Learning from bushfires

Australia is battling a perfect storm - tinder-dry bush and undergrowth, temperatures in the mid-40s, low humidity and high winds all combining to create ''catastrophic'' fire danger zones throughout many parts of the country.

Australians are used to living with the risk of bushfires, which have been part of the country's landscape for millions of years. While they are key to the life cycle of eucalypt and banksia species and encourage the growth of new grassland plants, there is no doubt they are terrifying for those on the ground, and leave devastation and destruction in their wake.

Extreme weather conditions fuelled either by arson, negligence, electrical and mechanical equipment or lightning strikes are the common causes of bushfires. And it seems the ironically dubbed ''lucky country'' is now also ironically struggling with the fact it is the cooler conditions of previous years which have fuelled forest growth, contributing to the current situation.

Thousands of firefighters are bravely battling the blazes, which have been burning in five of the six states. Thousands more are on standby. New Zealand firefighters are also travelling to help. With about 100 fires burning, New South Wales Fire Service Commissioner Shane Fitzsimmons said the state was facing ''perhaps the worst fire danger'' it had ever faced: ''We are talking about fire danger right off the conventional chart''.

No-one can have forgotten the harrowing images from the Black Saturday bushfires of February 2009 in Victoria, which lasted for five weeks and in which 173 people died and hundreds were injured - the highest loss of life from bushfire in the country. The death toll far exceeded the Ash Wednesday bushfires in 1983, which killed 75 people in Victoria and South Australia.

The Black Saturday fires ravaged almost half a million hectares, destroyed or damaged thousands of homes and other buildings, displaced thousands of people, killed more than 10,000 farm animals and estimates of hundreds of thousands to more than a million wild animals, destroyed vast amounts of crops and came at a conservatively estimated economic cost of more than $A4 billion. Arson charges were laid in relation to some of the fires, and there was widespread criticism of the Government and emergency services' response.

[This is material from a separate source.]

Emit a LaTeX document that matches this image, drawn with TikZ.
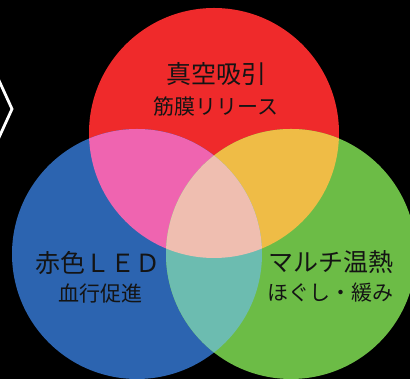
\documentclass[tikz,border=0pt]{standalone}
\usepackage{fontspec}
\newfontfamily\jp{Noto Sans CJK JP}
\definecolor{cRed}{RGB}{239,42,43}
\definecolor{cBlue}{RGB}{44,100,176}
\definecolor{cGreen}{RGB}{108,188,70}
\definecolor{cPink}{RGB}{239,100,176}
\definecolor{cYellow}{RGB}{239,188,70}
\definecolor{cTeal}{RGB}{108,188,176}
\definecolor{cMid}{RGB}{239,190,176}
\definecolor{cText}{RGB}{20,20,20}
\begin{document}
\begin{tikzpicture}[x=1pt,y=1pt,
  title/.style={font=\jp\fontsize{25}{25}\selectfont, text=cText, inner sep=0pt},
  sub/.style={font=\jp\fontsize{21}{21}\selectfont, text=cText, inner sep=0pt}]
\fill[black] (0,0) rectangle (410,379);
\useasboundingbox (0,0) rectangle (410,379);
\clip (0,0) rectangle (410,379);
\def\cirR{(214,246) circle (125)}
\def\cirB{(137,125) circle (125)}
\def\cirG{(291,125) circle (125)}
% chevron
\draw[white, line width=2.8pt, line join=miter] (-4,305) -- (12,270) -- (-4,235);
% circles
\fill[cRed] \cirR;
\fill[cBlue] \cirB;
\fill[cGreen] \cirG;
\begin{scope}\clip \cirR; \fill[cPink] \cirB; \end{scope}
\begin{scope}\clip \cirR; \fill[cYellow] \cirG; \end{scope}
\begin{scope}\clip \cirB; \fill[cTeal] \cirG; \end{scope}
\begin{scope}\clip \cirR; \clip \cirB; \fill[cMid] \cirG; \end{scope}
% texts
\node[title] (t1) at (216,305) {真空吸引};
\node[sub] (s1) at (216,272) {筋膜リリース};
\node[title] (t2) at (98,116) {赤色ＬＥＤ};
\node[sub] (s2) at (100,85) {血行促進};
\node[title] (t3) at (331,117) {マルチ温熱};
\node[sub] (s3) at (330,86) {ほぐし・緩み};
\end{tikzpicture}
\end{document}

The 2009 Victorian Bushfires Royal Commission into the fires recommended 67 measures designed to save lives including a revision of the ''Prepare, Stay and Defend or Leave Early'' bushfire policy; an enhanced warning system; education and training; shelter; evacuation; emergency co-ordination, planning and management; mapping and communications; electricity infrastructure; business management; arson prevention; building codes, permits and settlement; and prescribed burning. While some of the recommendations have been adopted,

The Australian newspaper reported in November last year that half of them still had not.

The Australian bush is, of course, one of the major attractions for many of its residents and visitors alike, and as cities increase in size, the population push into bush-clad areas also increases, furthering the risk of bushfires impacting on populated areas.

Australia's national science agency CSIRO, the Commonwealth Scientific and Industrial Research Organisation, says bushfire risk has increased with European settlement. Whereas the early Aborigines learned they needed to burn extensively and often to coexist with the environment, bushland areas are denser meaning the infrequent fires that now occur burn more intensely with more impact on the built environment. The agency says it is vital to reduce the impacts of fires by burning off to reduce fuel hazards and encourage forest regeneration, by zoning bushland areas, and by increased personal responsibility.

As the battle between nature and humans is fought out again this bushfire season, there is no doubt Australians will display ingenuity, strength and resolve in the face of calamity. It is to be hoped any loss of life is avoided as lessons from the past are learned and more measures implemented to increase public safety while preserving the natural environment Australians - and the country's many visitors - know and love.